Today Beth dug a little snow cave for herself in the pile I made when I shovelled enough of the driveway to get my car out so it wouldn’t be trapping the snowblower.

Beth's snow cave

Beth's snow cave

The roof was a little bit on the thin side. I suggested that she throw some more snow on it to beef it up, but that turned out to be an error. It caved in.

This happened while I was at the hardware store buying fittings for the water filter. I bought about $100 of copper (ouch!) plus some other things (solder, flux, emory cloth, a plastic fitting, and some hose clamps). When I got home I heard all about the snow cave. So I decided we should build a quinzee.

I guess technically, Beth’s cave already was a quinzee. A quinzee is made by making a big pile of snow, letting it sinter for a couple of hours, and then hollowing it out. Beth’s snow pile wasn’t really big enough, which is why the roof was so thin. Making a quinzee can be exhausting, so I decided to cheat a little bit. I went to the garage, grabbed all the recycling bags (soda cans & milk jugs), and tossed them into the remains of her cave (which I had shovelled out). I also threw one of the large empty garbage cans in there. Then we buried them. The pile was about five feet high and probably 8′ in diameter. It took about 20 minutes to bury.

Then Va took the kids to see the new Narnia movie. I stayed home, because today is recycling day, and I’m off work – so I wanted to get those bags out from under the snow pile and recycle them before they closed. I had two hours to let them sinter though, so I went to the basement with my plumbing fittings.

My filter consists of two parts – a chemical feeder which injects diluted bleach into the line when the pump kicks on, and a filter tank which takes out the iron (and bleach). I got the chem feeder plumbed in, which was a bit scary. I shut off the well pump, and then drained the pressure tank. Then I sawed the line feeding the pressure tank in half. Risky! I inserted a plastic tee in there and connected the chem feeder to it. It wasn’t that bad!

Usually a plumbing job takes three or four trips to the hardware store. I think I did it in two, but I’m not quite done yet, so there’s still time. While I was there the first time, I realized I needed some tubing so the filter can drain itself when it backwashes. I had not measured how much tubing I needed, so I didn’t buy any on the first trip. So I didn’t forget it while I was there, I forgot it before I left.

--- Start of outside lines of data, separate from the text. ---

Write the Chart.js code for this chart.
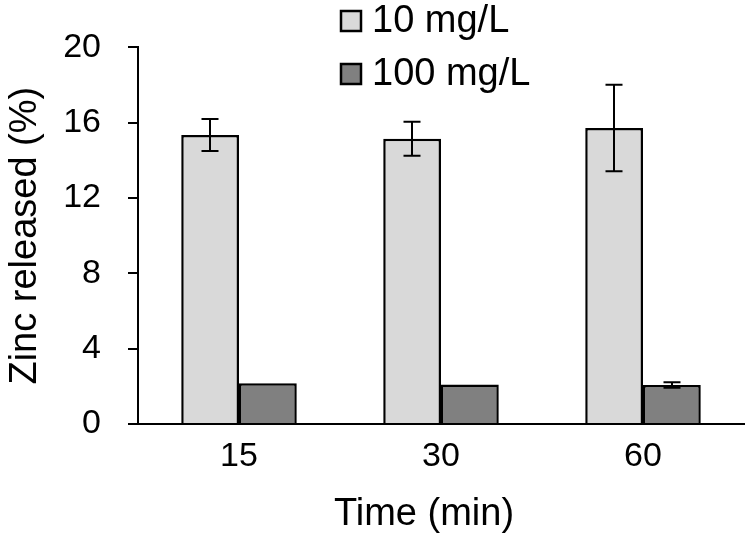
<!DOCTYPE html>
<html>
<head>
<meta charset="utf-8">
<script src="https://cdn.jsdelivr.net/npm/chart.js@4.4.1/dist/chart.umd.min.js"></script>
<style>
  html, body { margin: 0; padding: 0; background: #fff; }
  #wrap { width: 750px; height: 540px; }
</style>
</head>
<body>
<div id="wrap"><canvas id="zincChart" width="750" height="540"></canvas></div>
<script>
// Zinc release over time, two concentrations
const timeLabels = ['15', '30', '60'];
const seriesNames = ['10 mg/L', '100 mg/L'];
const low = [15.35, 15.15, 15.72];
const lowErr = [0.85, 0.9, 2.3];
const high = [2.16, 2.1, 2.07];
const highErr = [0, 0, 0.15];
const yTicks = [0, 4, 8, 12, 16, 20];
const xTitle = 'Time (min)';

const fontFamily = 'Arial, "Liberation Sans", sans-serif';

// error bars drawn through the scales
const errorBars = {
    id: 'errorBars',
    afterDatasetsDraw(chart) {
        const ctx = chart.ctx;
        const y = chart.scales.y;
        const errs = [lowErr, highErr];
        ctx.save();
        ctx.strokeStyle = '#000';
        ctx.lineWidth = 2;
        chart.data.datasets.forEach(function(ds, di) {
            const meta = chart.getDatasetMeta(di);
            meta.data.forEach(function(bar, i) {
                const e = errs[di][i];
                if (!e) return;
                const v = ds.data[i];
                const top = y.getPixelForValue(v + e);
                const bot = y.getPixelForValue(v - e);
                const cx = Math.round(bar.x);
                ctx.beginPath();
                ctx.moveTo(cx, top);
                ctx.lineTo(cx, bot);
                ctx.moveTo(cx - 8.5, top);
                ctx.lineTo(cx + 8.5, top);
                ctx.moveTo(cx - 8.5, bot);
                ctx.lineTo(cx + 8.5, bot);
                ctx.stroke();
            });
        });
        ctx.restore();
    }
};

// legend stacked at top, overlapping the plot, plus the x title
const boxLegend = {
    id: 'boxLegend',
    afterDraw(chart) {
        const ctx = chart.ctx;
        ctx.save();
        ctx.font = '38px ' + fontFamily;
        ctx.textBaseline = 'middle';
        chart.data.datasets.forEach(function(ds, i) {
            const yy = 21 + i * 53;
            ctx.fillStyle = ds.backgroundColor;
            ctx.fillRect(341, yy - 10, 20, 20);
            ctx.strokeStyle = '#000';
            ctx.lineWidth = 2.5;
            ctx.strokeRect(341, yy - 10, 20, 20);
            ctx.fillStyle = '#000';
            ctx.fillText(seriesNames[i], 372, yy + 1);
        });
        // x axis title, centred a bit left of the plot centre as in the source
        ctx.font = '38px ' + fontFamily;
        ctx.textAlign = 'center';
        ctx.textBaseline = 'alphabetic';
        ctx.fillText(xTitle, 424, 525);
        ctx.restore();
    }
};

new Chart(document.getElementById('zincChart'), {
    type: 'bar',
    data: {
        labels: timeLabels,
        datasets: [
            {
                label: seriesNames[0],
                data: low,
                backgroundColor: '#d9d9d9',
                borderColor: '#000',
                borderWidth: 2.5,
                borderSkipped: 'bottom',
                barPercentage: 1,
                categoryPercentage: 0.572
            },
            {
                label: seriesNames[1],
                data: high,
                backgroundColor: '#808080',
                borderColor: '#000',
                borderWidth: 2.5,
                borderSkipped: 'bottom',
                barPercentage: 1,
                categoryPercentage: 0.572
            }
        ]
    },
    options: {
        responsive: false,
        animation: false,
        layout: { padding: { top: 43, right: 6, left: 0, bottom: 0 } },
        plugins: {
            legend: { display: false },
            tooltip: { enabled: false }
        },
        scales: {
            x: {
                grid: { display: false },
                border: { color: '#000', width: 2 },
                ticks: {
                    color: '#000',
                    font: { size: 34, family: fontFamily },
                    padding: 4
                },
                title: { display: false },
                afterFit: function(scale) { scale.height = 116; }
            },
            y: {
                min: 0,
                max: 20,
                afterBuildTicks: function(scale) {
                    scale.ticks = yTicks.map(function(v) { return { value: v }; });
                },
                grid: {
                    drawOnChartArea: false,
                    drawTicks: true,
                    tickLength: 10,
                    color: '#000',
                    lineWidth: 2
                },
                border: { color: '#000', width: 2 },
                ticks: {
                    color: '#000',
                    font: { size: 34, family: fontFamily },
                    padding: 27
                },
                title: {
                    display: true,
                    text: 'Zinc released (%)',
                    color: '#000',
                    font: { size: 38, family: fontFamily },
                    padding: { top: 3, bottom: 4 }
                },
                afterFit: function(scale) { scale.width = 138; }
            }
        }
    },
    plugins: [errorBars, boxLegend]
});
</script>
</body>
</html>
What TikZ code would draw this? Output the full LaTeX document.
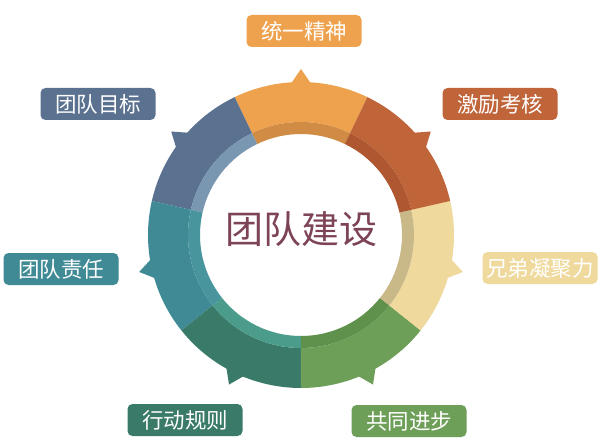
\documentclass[tikz,border=0pt]{standalone}
\usepackage{fontspec}
\newfontfamily\cjk{Noto Sans CJK SC}
\usetikzlibrary{positioning}
\definecolor{unity}{HTML}{EFA24E}
\definecolor{unityin}{HTML}{D08C44}
\definecolor{incent}{HTML}{C0643A}
\definecolor{incentin}{HTML}{AF5731}
\definecolor{bond}{HTML}{EFD99C}
\definecolor{bondin}{HTML}{C9B888}
\definecolor{progress}{HTML}{6E9F58}
\definecolor{progressin}{HTML}{5F904C}
\definecolor{rules}{HTML}{3A7A68}
\definecolor{rulesin}{HTML}{4B9C8A}
\definecolor{duty}{HTML}{3F8A95}
\definecolor{dutyin}{HTML}{48959E}
\definecolor{goal}{HTML}{5A7190}
\definecolor{goalin}{HTML}{7A97B2}
\definecolor{core}{HTML}{7D4357}
\tikzset{
  tag/.style={
    fill=#1, rounded corners=5pt, inner sep=0pt, minimum height=32pt,
    minimum width=115pt, align=center, text=white,
    font=\cjk\fontsize{21.5}{24}\selectfont},
  ttl/.style={font=\cjk\fontsize{38}{40}\selectfont, text=core, inner sep=0pt},
}

\begin{document}
\begin{tikzpicture}[x=1pt, y=1pt]
\fill[white] (0,0) rectangle (600,440);
\useasboundingbox (0,0) rectangle (600,440);

% =====================================================================
\coordinate (hub) at (301,205);
\begin{scope}[shift={(hub)}]
\foreach \nm/\mid in {unity/90, goal/141.43, duty/192.86, rules/244.29,
                      progress/295.71, bond/347.14, incent/38.57} {
  \pgfmathsetmacro{\aa}{\mid-25.72}
  \pgfmathsetmacro{\bb}{\mid+25.72}
  \fill[\nm] (\aa:153) arc[start angle=\aa, end angle=\bb, radius=153]
    -- (\bb:113) arc[start angle=\bb, end angle=\aa, radius=113] -- cycle;
  \fill[\nm in] (\aa:113) arc[start angle=\aa, end angle=\bb, radius=113]
    -- (\bb:101) arc[start angle=\bb, end angle=\aa, radius=101] -- cycle;
  % the little spike on each piece
  \fill[\nm] (\mid-4:151) -- (\mid:166) -- (\mid+4:151) -- cycle;
}
\end{scope}

\node[ttl] (title) at (301,211) {团队建设};

% =====================================================================
\node[tag=unity]    (tunity)    at (304,409) {统一精神};
\node[tag=goal]     (tgoal)     at (98,336)  {团队目标};
\node[tag=incent]   (tincent)   at (500,336) {激励考核};
\node[tag=duty]     (tduty)     at (61,171)  {团队责任};
\node[tag=bond]     (tbond)     at (540,172) {兄弟凝聚力};
\node[tag=rules]    (trules)    at (185,20)  {行动规则};
\node[tag=progress] (tprogress) at (409,19)  {共同进步};

\end{tikzpicture}
\end{document}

Once I had the chem feeder in place though, the quinzee was done sintering. I went outside and dug out the recycling (thus completing the quinzee). Then I headed to the recycling center, got rid of that, and went to the hardware store to get the tubing (and some brackets to mount the tubing to the joists.

Va and the kids got home shortly after that. I stayed in the basement and soldered some fittings together. It was my first time soldering plumbing, and it didn’t go half bad. The first joint had way too much solder on it, but the ones after that did OK. I ended up throwing out the first joint anyway when I thought of a better way to run the lines (less tubing, and one less ell).

I’ve now got the filter to the point where I’m ready to turn off the pump again, drain the system, cut the main copper line, and insert the filter inline. That’s scary to me. But I think if I get the water drained out of the pipes, it ought to go smoothly enough. But just in case, I’m making sure we’re caught up on laundry before I do that. I’m also waiting until daytime in case I need to call a friend over to help bail out the basement.